Thanks to Chuck Carroll of CBS for sending us the following highlights from his interview with Titus O’Neil :
We talked about his tumultuous upbringing, including his belief that he would be dead or in jail by the age of 16, as well as why getting involved in WWE’s charitable efforts is so personal for him and the child he met through WWE that had the biggest impact on his life. He shared a touching story about how Vince McMahon, Michael Hayes and Triple H helped him surprise the child for his birthday shortly before he passed away from cancer.
O’Neil estimates that between appearances at WWE-led events and his own philanthropic duties he does nearly 150 charity events each year.
The interview can be found here (select quotes below): https://miami.cbslocal.com/2019/08/15/wwe-titus-oneil-raw-interview-mentor-book/
We hear about specific kids that leave this lasting impact on some of your colleagues in WWE, kids like Connor Michalek or Jarrius Robertson. Is there one specific kid that’s really had a super tremendous impact with you, and left just an indelible memory?
Yeah, there have been several. Unfortunately, one of them is not with us anymore. His name was Elijah Aschbrenner. I met him about five years ago or four years ago. When I met him, he’d beat cancer six times. …
I guess probably three weeks prior to him passing away, I didn’t, obviously none of us expected it, because he was doing so well, but his birthday … I remember it like it was yesterday. I was in Albany, New York. This was before the brand split. We used to have to go to both RAW and SmackDown television. I wasn’t slated to do anything on TV, and so I wanted to surprise him with, I have some 24-carat headphones on when I was Face-Timing with him, and he’s, “Oh, those are really nice headphones.” I was going to send them to him that Monday, but something just told me, “Hey, just go down and surprise him for his birthday,” which was that Monday night. I didn’t have anything to do for Tuesday, so I asked Michael Hayes and Vince [McMahon] and Triple H if I could fly down. I gave them the reason as to why, and they, without hesitation, told me yes.
An adult tells you, “There’s no such thing as a bad kid,” despite that label that you had been given time and time again. Who was that adult, and how old were you when you had that conversation?

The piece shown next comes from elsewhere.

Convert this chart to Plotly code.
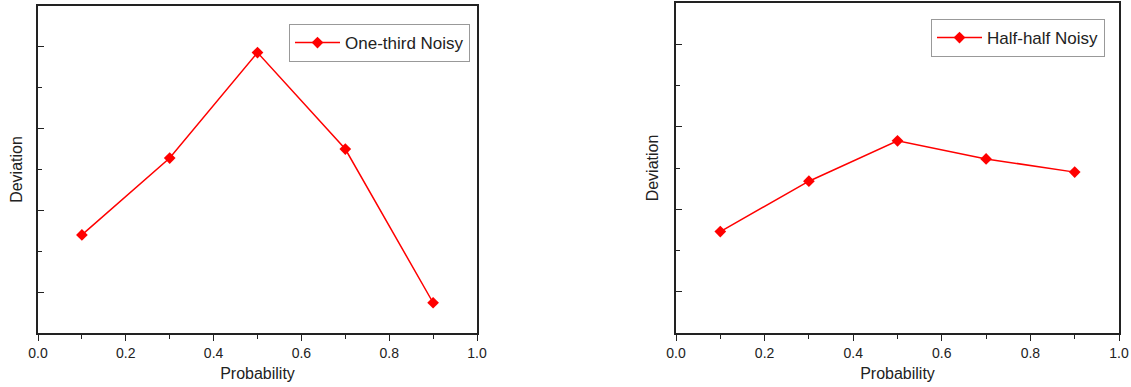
import plotly.graph_objects as go

prob = [0.1, 0.3, 0.5, 0.7, 0.9]
one_third = [1.70, 2.64, 3.93, 2.75, 0.87]
half_half = [1.73, 2.34, 2.83, 2.61, 2.45]
x_ticks = [0.0, 0.2, 0.4, 0.6, 0.8, 1.0]
x_tick_labels = ["0.0", "0.2", "0.4", "0.6", "0.8", "1.0"]

W, H = 1131, 387
FONT = "Liberation Sans, Arial, sans-serif"
RED = "#ff0000"

fig = go.Figure()
fig.add_trace(go.Scatter(x=prob, y=one_third, mode="lines+markers", name="One-third Noisy",
                         line=dict(color=RED, width=1.5),
                         marker=dict(symbol="diamond", size=9, color=RED),
                         xaxis="x", yaxis="y", legend="legend"))
fig.add_trace(go.Scatter(x=prob, y=half_half, mode="lines+markers", name="Half-half Noisy",
                         line=dict(color=RED, width=1.5),
                         marker=dict(symbol="diamond", size=9, color=RED),
                         xaxis="x2", yaxis="y2", legend="legend2"))

def xax(domain, anchor):
    return dict(domain=domain, anchor=anchor, range=[0, 1], tickvals=x_ticks, ticktext=x_tick_labels,
                ticks="outside", ticklen=6, tickwidth=1.2, tickcolor="#222",
                minor=dict(ticks="outside", ticklen=4, dtick=0.1, tick0=0, tickcolor="#222", tickwidth=1.2),
                showline=True, linecolor="#222", linewidth=1.5, mirror=True,
                showgrid=False, zeroline=False, automargin=False,
                tickfont=dict(family=FONT, size=14, color="#222"),
                title=dict(text="Probability", font=dict(family=FONT, size=16, color="#222"), standoff=8))

def yax(domain, anchor, standoff):
    return dict(domain=domain, anchor=anchor, range=[0.5, 4.5], tickvals=[1, 2, 3, 4],
                ticks="inside", ticklen=6, tickwidth=1.2, tickcolor="#222",
                minor=dict(ticks="inside", ticklen=4, dtick=0.5, tick0=0.5, tickcolor="#222", tickwidth=1.2),
                showticklabels=False,
                showline=True, linecolor="#222", linewidth=1.5, mirror=True,
                showgrid=False, zeroline=False, automargin=False,
                title=dict(text="Deviation", font=dict(family=FONT, size=16, color="#222"), standoff=standoff))

def legend(xr, yt):
    return dict(x=xr / W, xanchor="right", y=1 - yt / H, yanchor="top",
                bgcolor="white", bordercolor="#999", borderwidth=1,
                font=dict(family=FONT, size=17, color="#222"),
                tracegroupgap=0, itemwidth=45)

fig.update_layout(
    width=W, height=H,
    margin=dict(l=0, r=0, t=0, b=0, autoexpand=False),
    paper_bgcolor="white", plot_bgcolor="white",
    xaxis=xax([38 / W, 477 / W], "y"),
    yaxis=yax([1 - 333 / H, 1 - 6 / H], "x", 10),
    xaxis2=xax([676 / W, 1119 / W], "y2"),
    yaxis2=yax([1 - 333 / H, 1 - 3 / H], "x2", 12),
    legend=legend(470, 24),
    legend2=legend(1105, 19),
    showlegend=True,
)

fig.write_html("out.html")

I was 12 years old. The man was Patrick Monogue. He was the president at the time for the Florida Sheriff’s Boys Ranch, which is where I ended up going right before my 12th birthday to get out of trouble and to hopefully take a turn for the better.
I’d been getting in trouble there too. They were getting ready to kick me off. I had just signed a contract that I wouldn’t get into another fight, and if I did, I understood that I would be sent home. Thirty minutes after that, I ended up getting into a fight with somebody. They had a meeting and pretty much the decision was made that I was going to get sent home.
He called me in the office, and said, “I’m not going to send you home. I know I’m going to upset a lot of people, but I want you to stay here, because I believe that you can turn things around.” Then he asked me, “Why do you think you get into trouble all the time?”
I said, “I don’t know, man. I’m just a bad kid.”
He told me to lift my head up, and he said, “You know, there’s no such thing as a bad kid.”
I said, “What do you mean? I’m getting in trouble here all the time. You all are getting ready to send me home. I’ve been told I’m going to be dead or in jail by the time I’m 16. How can you say that?”
He said, “I’m not going to give you the answer to that right now, because I truly believe in my heart that you’re going to turn things around, and you’ll come up with the answer for yourself,” which is what I illustrate in the book. “But in the meantime, I want you to know that I love you, and I believe in you.”
At that point, a lot of people had told me that they loved me, but then turned right around and abused me or beat me, but nobody had ever told me that they believed in me.